> ITEMS
/---

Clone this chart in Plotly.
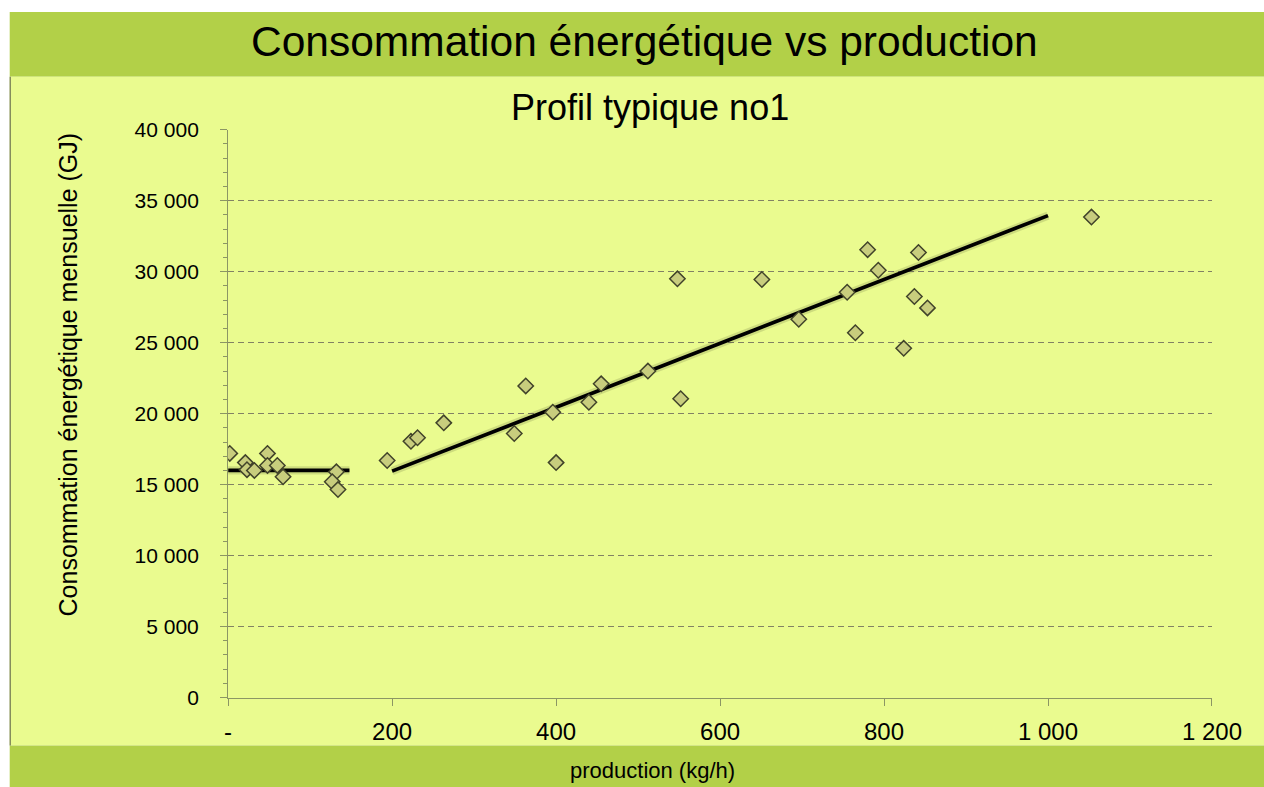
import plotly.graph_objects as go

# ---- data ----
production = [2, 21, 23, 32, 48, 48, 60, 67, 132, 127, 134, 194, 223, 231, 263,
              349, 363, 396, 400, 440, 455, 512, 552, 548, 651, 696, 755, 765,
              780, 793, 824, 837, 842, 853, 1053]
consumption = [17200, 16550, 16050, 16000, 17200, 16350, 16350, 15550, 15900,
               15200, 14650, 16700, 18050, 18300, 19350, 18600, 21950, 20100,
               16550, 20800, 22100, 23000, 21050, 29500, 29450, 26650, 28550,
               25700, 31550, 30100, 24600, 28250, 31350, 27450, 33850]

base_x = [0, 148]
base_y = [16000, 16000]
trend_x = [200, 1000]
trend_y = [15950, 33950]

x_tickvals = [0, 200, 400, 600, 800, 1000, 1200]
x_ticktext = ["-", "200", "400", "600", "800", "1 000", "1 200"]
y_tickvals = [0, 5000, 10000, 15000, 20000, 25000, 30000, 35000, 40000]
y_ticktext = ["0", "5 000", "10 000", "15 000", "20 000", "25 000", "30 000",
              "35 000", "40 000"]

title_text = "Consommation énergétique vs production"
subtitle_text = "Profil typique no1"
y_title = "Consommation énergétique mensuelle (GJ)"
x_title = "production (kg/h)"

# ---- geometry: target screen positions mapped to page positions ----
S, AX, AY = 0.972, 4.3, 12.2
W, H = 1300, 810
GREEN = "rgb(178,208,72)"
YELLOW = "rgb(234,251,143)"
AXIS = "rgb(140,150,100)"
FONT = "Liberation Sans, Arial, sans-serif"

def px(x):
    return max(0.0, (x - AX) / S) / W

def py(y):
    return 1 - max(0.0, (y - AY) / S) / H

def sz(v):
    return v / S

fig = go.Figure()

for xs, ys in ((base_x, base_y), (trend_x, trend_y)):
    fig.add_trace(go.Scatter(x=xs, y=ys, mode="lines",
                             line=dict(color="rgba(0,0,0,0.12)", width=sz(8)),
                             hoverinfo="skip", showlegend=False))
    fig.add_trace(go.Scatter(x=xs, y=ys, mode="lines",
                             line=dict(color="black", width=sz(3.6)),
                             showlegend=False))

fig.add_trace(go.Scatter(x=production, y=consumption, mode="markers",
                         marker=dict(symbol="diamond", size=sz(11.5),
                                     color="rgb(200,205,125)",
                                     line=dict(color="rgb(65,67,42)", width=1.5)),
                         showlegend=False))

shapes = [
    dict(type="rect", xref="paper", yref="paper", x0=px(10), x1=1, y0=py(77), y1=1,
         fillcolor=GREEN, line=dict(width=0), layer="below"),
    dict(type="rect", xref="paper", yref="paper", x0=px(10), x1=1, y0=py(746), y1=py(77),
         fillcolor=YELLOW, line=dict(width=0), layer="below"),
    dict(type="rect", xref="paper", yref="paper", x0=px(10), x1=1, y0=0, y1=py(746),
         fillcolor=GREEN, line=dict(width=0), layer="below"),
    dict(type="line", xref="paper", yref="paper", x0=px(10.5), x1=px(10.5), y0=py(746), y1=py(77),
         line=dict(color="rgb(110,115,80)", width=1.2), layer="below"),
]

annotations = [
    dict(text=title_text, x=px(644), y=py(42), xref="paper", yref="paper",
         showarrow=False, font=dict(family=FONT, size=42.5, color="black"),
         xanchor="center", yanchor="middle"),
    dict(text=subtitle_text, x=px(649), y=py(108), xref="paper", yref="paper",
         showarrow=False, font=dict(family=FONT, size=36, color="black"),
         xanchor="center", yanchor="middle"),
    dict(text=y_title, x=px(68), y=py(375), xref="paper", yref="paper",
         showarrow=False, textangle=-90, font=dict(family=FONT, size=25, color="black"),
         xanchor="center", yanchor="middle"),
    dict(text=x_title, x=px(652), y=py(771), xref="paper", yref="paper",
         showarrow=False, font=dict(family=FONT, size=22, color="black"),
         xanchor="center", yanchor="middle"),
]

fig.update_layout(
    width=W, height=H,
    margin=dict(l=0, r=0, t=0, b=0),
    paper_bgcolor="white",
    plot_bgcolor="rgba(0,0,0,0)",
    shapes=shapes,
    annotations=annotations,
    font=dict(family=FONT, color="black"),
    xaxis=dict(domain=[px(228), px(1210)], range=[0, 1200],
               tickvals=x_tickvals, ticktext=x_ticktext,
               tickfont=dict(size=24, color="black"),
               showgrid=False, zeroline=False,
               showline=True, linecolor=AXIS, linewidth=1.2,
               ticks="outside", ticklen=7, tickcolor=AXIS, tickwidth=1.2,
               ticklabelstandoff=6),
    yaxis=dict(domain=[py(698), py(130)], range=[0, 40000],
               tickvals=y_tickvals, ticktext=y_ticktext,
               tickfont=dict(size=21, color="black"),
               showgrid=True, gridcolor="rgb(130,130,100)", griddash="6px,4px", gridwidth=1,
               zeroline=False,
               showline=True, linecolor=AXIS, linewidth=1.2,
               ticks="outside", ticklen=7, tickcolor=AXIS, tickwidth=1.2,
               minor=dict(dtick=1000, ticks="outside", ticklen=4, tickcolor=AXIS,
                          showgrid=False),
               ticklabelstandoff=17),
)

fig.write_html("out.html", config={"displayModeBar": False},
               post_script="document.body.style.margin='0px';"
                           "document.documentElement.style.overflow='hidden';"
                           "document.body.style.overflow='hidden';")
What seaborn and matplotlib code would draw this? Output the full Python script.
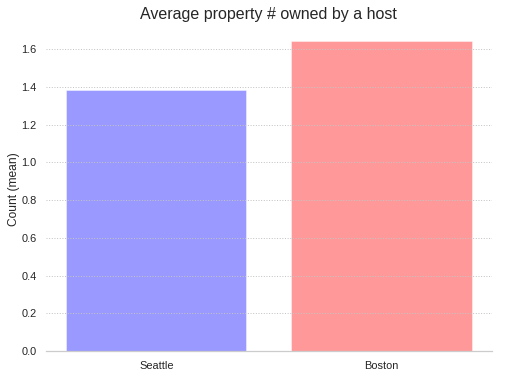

\---

> WORK TO BE COMPLETED
Leave the pictures out and repeat exactly the lines from the beginning of the records to the line bearing "25700, 31550, 30100, 24600, 28250, 31350, 27450, 33850]", both ends counted.

> EXERCISE ANSWER
Clone this chart in Plotly.
import plotly.graph_objects as go

# ---- data ----
production = [2, 21, 23, 32, 48, 48, 60, 67, 132, 127, 134, 194, 223, 231, 263,
              349, 363, 396, 400, 440, 455, 512, 552, 548, 651, 696, 755, 765,
              780, 793, 824, 837, 842, 853, 1053]
consumption = [17200, 16550, 16050, 16000, 17200, 16350, 16350, 15550, 15900,
               15200, 14650, 16700, 18050, 18300, 19350, 18600, 21950, 20100,
               16550, 20800, 22100, 23000, 21050, 29500, 29450, 26650, 28550,
               25700, 31550, 30100, 24600, 28250, 31350, 27450, 33850]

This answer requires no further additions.